Migration Guide

  • concept
    +
    Helpful information when migrating from the Spark 2.x connector to the Spark 3.x connector.

    Upfront Considerations

    When migrating from the version 2 of the spark connector to version 3, the general guideline is as follows: the lower the APIs, the more work to migrate. Most of the changes you will likely need to make are concerning configuration and RDD access. There are some changes in the SparkSQL area, but not as many.

    Please keep in mind that this is a new major version of the connector, so we took the liberty to break APIs where it made sense to future-proof the connector and prepare it for modern Couchbase features (including scopes and collections).

    The new connector builds on two fundamentals:

    • Spark 3.x

    • Couchbase Scala SDK 1.x

    Since Spark itself is written in Scala and Couchbase now provides a native Scala SDK, the connector builds directly on top of it. As a result, on lower level APIs (like RDDs) where SDK case classes are accepted / returned, please refer to the official SDK documentation if you are in doubt how to use these APIs.

    This also bumps up the minimum server version required, so please make sure to run at least Couchbase Server 6.x or later.

    Configuration and Connection Management

    Note that the old com.couchbase prefix is no longer supported, only the spark.couchbase prefix can be used with the connector going forward.

    The configuration properties have been modified to reflect that role-based access control (RBAC) is now required.

    The minimum amount of configuration through spark config properties are the following:

    Table 1. Required Config Properties
    Property Description

    spark.couchbase.connectionString

    The connection string / hostnames of the cluster

    spark.couchbase.username

    The name of your RBAC user

    spark.couchbase.password

    The password of your RBAC user

    Here is an example:

    val spark = SparkSession
      .builder()
      .appName("Migration")
      .config("spark.couchbase.connectionString", "127.0.0.1")
      .config("spark.couchbase.username", "Administrator")
      .config("spark.couchbase.password", "password")
      .getOrCreate()

    There are other properties which are described in the configuration section that can help you make the other APIs more comfortable to use (i.e. spark.couchbase.implictBucket), but they are not required during a migration step.

    Removed APIs

    Due to decreased demand the View APIs have been not ported to the new major version of the connector. Nearly all functionality can be (better) achieved by using Query, Analytics or Full Text search. Please convert to those APIs if necessary.

    RDD Operations

    RDD operations on the SparkContext are still available, but have changed in their signatures.
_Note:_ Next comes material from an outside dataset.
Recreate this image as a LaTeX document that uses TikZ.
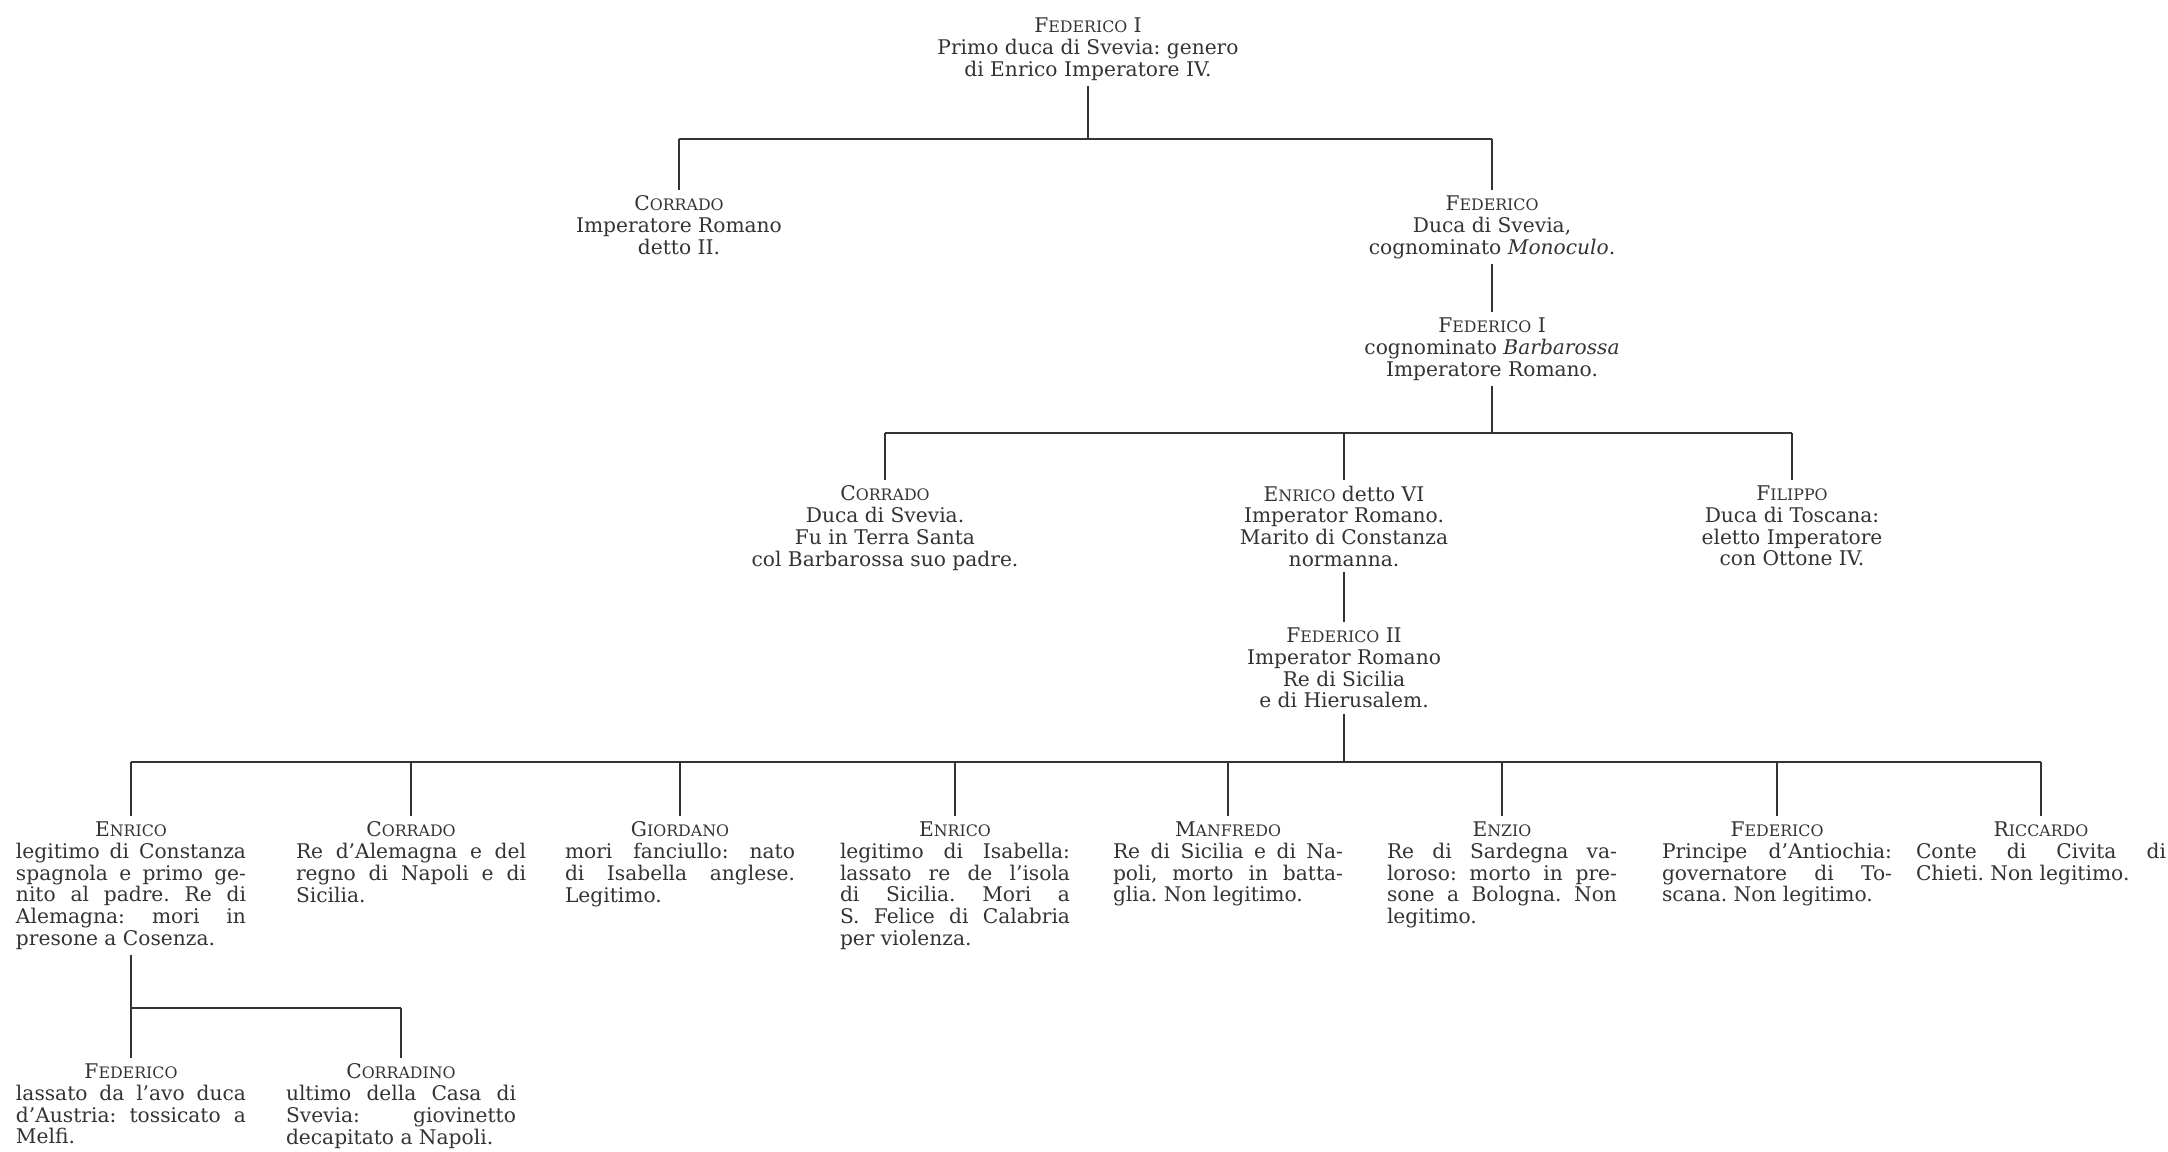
\documentclass[tikz,border=0pt]{standalone}
\usepackage{fontspec}
\setmainfont{DejaVu Serif}
\frenchspacing
\newcommand\nm[2]{#1{\fontsize{9}{10}\selectfont #2}}

\begin{document}
\begin{tikzpicture}[x=0.2mm, y=-0.2mm, line width=0.8pt, color=black!80,
    every node/.style={font=\fontsize{11.5}{12.4}\selectfont, inner xsep=0pt, inner ysep=1mm, anchor=north},
    person/.style={align=center},
    kid/.style={text width=46mm, align=justify}]
    \useasboundingbox (0,0) rectangle (2168,1152);

    % levels of the bars
    \coordinate (barA) at (0,139);
    \coordinate (barB) at (0,433);
    \coordinate (barC) at (0,762);
    \coordinate (barD) at (0,1008);

    \node[person] (root) at (1088,12) {\nm{F}{EDERICO} I\\Primo duca di Svevia: genero\\di Enrico Imperatore IV.};

    \node[person] (corradoII) at (679,190) {\nm{C}{ORRADO}\\Imperatore Romano\\detto II.};
    \node[person] (federicoM) at (1492,190) {\nm{F}{EDERICO}\\Duca di Svevia,\\cognominato \textit{Monoculo}.};
    \node[person] (barbarossa) at (1492,312) {\nm{F}{EDERICO} I\\cognominato \textit{Barbarossa}\\Imperatore Romano.};

    \node[person] (corradoS) at (885,480) {\nm{C}{ORRADO}\\Duca di Svevia.\\Fu in Terra Santa\\col Barbarossa suo padre.};
    \node[person] (enricoVI) at (1344,480) {\nm{E}{NRICO} detto VI\\Imperator Romano.\\Marito di Constanza\\normanna.};
    \node[person] (filippo) at (1792,480) {\nm{F}{ILIPPO}\\Duca di Toscana:\\eletto Imperatore\\con Ottone IV.};
    \node[person] (federicoII) at (1344,622) {\nm{F}{EDERICO} II\\Imperator Romano\\Re di Sicilia\\e di Hierusalem.};

    % sons of Federico II
    \node[kid] (enricoA) at (131,816) {{\centering\nm{E}{NRICO}\par}legitimo di Constanza\linebreak spagnola e primo ge-\linebreak nito al padre. Re di\linebreak Alemagna: mori in\linebreak presone a Cosenza.};
    \node[kid] (corradoK) at (411,816) {{\centering\nm{C}{ORRADO}\par}Re d'Alemagna e del\linebreak regno di Napoli e di\linebreak Sicilia.};
    \node[kid] (giordano) at (680,816) {{\centering\nm{G}{IORDANO}\par}mori fanciullo: nato\linebreak di Isabella anglese.\linebreak Legitimo.};
    \node[kid] (enricoB) at (955,816) {{\centering\nm{E}{NRICO}\par}legitimo di Isabella:\linebreak lassato re de l'isola\linebreak di Sicilia. Mori a\linebreak S. Felice di Calabria\linebreak per violenza.};
    \node[kid] (manfredo) at (1228,816) {{\centering\nm{M}{ANFREDO}\par}Re di Sicilia e di Na-\linebreak poli, morto in batta-\linebreak glia. Non legitimo.};
    \node[kid] (enzio) at (1502,816) {{\centering\nm{E}{NZIO}\par}Re di Sardegna va-\linebreak loroso: morto in pre-\linebreak sone a Bologna. Non\linebreak legitimo.};
    \node[kid] (federicoK) at (1777,816) {{\centering\nm{F}{EDERICO}\par}Principe d'Antiochia:\linebreak governatore di To-\linebreak scana. Non legitimo.};
    \node[kid, text width=50mm] (riccardo) at (2041,816) {{\centering\nm{R}{ICCARDO}\par}Conte di Civita di\linebreak Chieti. Non legitimo.};

    \node[kid] (federicoB) at (131,1058) {{\centering\nm{F}{EDERICO}\par}lassato da l'avo duca\linebreak d'Austria: tossicato a\linebreak Melfi.};
    \node[kid] (corradino) at (401,1058) {{\centering\nm{C}{ORRADINO}\par}ultimo della Casa di\linebreak Svevia: giovinetto\linebreak decapitato a Napoli.};

    % lines of descent
    \draw (root.south) -- (root.south |- barA);
    \draw (corradoII.north |- barA) -- (federicoM.north |- barA);
    \draw (corradoII.north |- barA) -- (corradoII.north);
    \draw (federicoM.north |- barA) -- (federicoM.north);
    \draw (federicoM.south) -- (barbarossa.north);

    \draw (barbarossa.south) -- (barbarossa.south |- barB);
    \draw (corradoS.north |- barB) -- (filippo.north |- barB);
    \draw (corradoS.north |- barB) -- (corradoS.north);
    \draw (enricoVI.north |- barB) -- (enricoVI.north);
    \draw (filippo.north |- barB) -- (filippo.north);
    \draw (enricoVI.south) -- (federicoII.north);

    \draw (federicoII.south) -- (federicoII.south |- barC);
    \draw (enricoA.north |- barC) -- (riccardo.north |- barC);
    \draw (enricoA.north |- barC) -- (enricoA.north);
    \draw (corradoK.north |- barC) -- (corradoK.north);
    \draw (giordano.north |- barC) -- (giordano.north);
    \draw (enricoB.north |- barC) -- (enricoB.north);
    \draw (manfredo.north |- barC) -- (manfredo.north);
    \draw (enzio.north |- barC) -- (enzio.north);
    \draw (federicoK.north |- barC) -- (federicoK.north);
    \draw (riccardo.north |- barC) -- (riccardo.north);

    \draw (enricoA.south) -- (enricoA.south |- barD);
    \draw (federicoB.north |- barD) -- (corradino.north |- barD);
    \draw (federicoB.north |- barD) -- (federicoB.north);
    \draw (corradino.north |- barD) -- (corradino.north);
\end{tikzpicture}
\end{document}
    Table 2. RDD SparkContext Functions
    2.x 3.x

    couchbaseGet

    couchbaseGet

    couchbaseSubdocLookup

    couchbaseLookupIn

    couchbaseSubdocMutate

    couchbaseMutateIn

    couchbaseView

    (removed)

    couchbaseSpatialView

    (removed)

    couchbaseQuery

    couchbaseQuery

    couchbaseAnalytics

    couchbaseAnalyticsQuery

    (not available)

    couchbaseSearchQuery

    (not available)

    couchbaseUpsert

    (not available)

    couchbaseReplace

    (not available)

    couchbaseInsert

    (not available)

    couchbaseRemove

    In addition to the SparkContext, RDD APIs are also still available on the RDDs itself:

    Table 3. RDD Functions
    2.x 3.x

    saveToCouchbase(StoreMode.UPSERT)

    couchbaseUpsert

    saveToCouchbase(StoreMode.INSERT_AND_FAIL or INSERT_AND_IGNORE)

    couchbaseInsert

    saveToCouchbase(StoreMode.REPLACE_AND_FAIL or REPLACE_AND_IGNORE)

    couchbaseReplace

    (not available)

    couchbaseRemove

    couchbaseSubdocMutate

    couchbaseMutateIn

    Please see the section on working with RDDs on all the different required and optional arguments that can be applied to each of those functions.

    Spark SQL

    The main difference when working with Spark SQL is how to configure the DataFrame. First, it lives under a different path for query. In the previous version of the connector the DataSource has been located under com.couchbase.spark.sql.DefaultSource or as a method if the implict import has been used.

    In the new version, the different sources (Query, Analytics and KeyValue) are automatically registered with specific names so they can be used directly:

    Accessing Query:

    spark.read.format("couchbase.query")

    Accessing Analytics:

    spark.read.format("couchbase.analytics")

    Accessing KeyValue (Write only):

    df.write.format("couchbase.kv")

    The other difference is how the DataFrame is configured. The query DataFrame is configured with properties from QueryOptions, analytics with AnalyticsOptions and key value with KeyValueOptions. Please see the section on Spark SQL for all the different configuration properties that are available.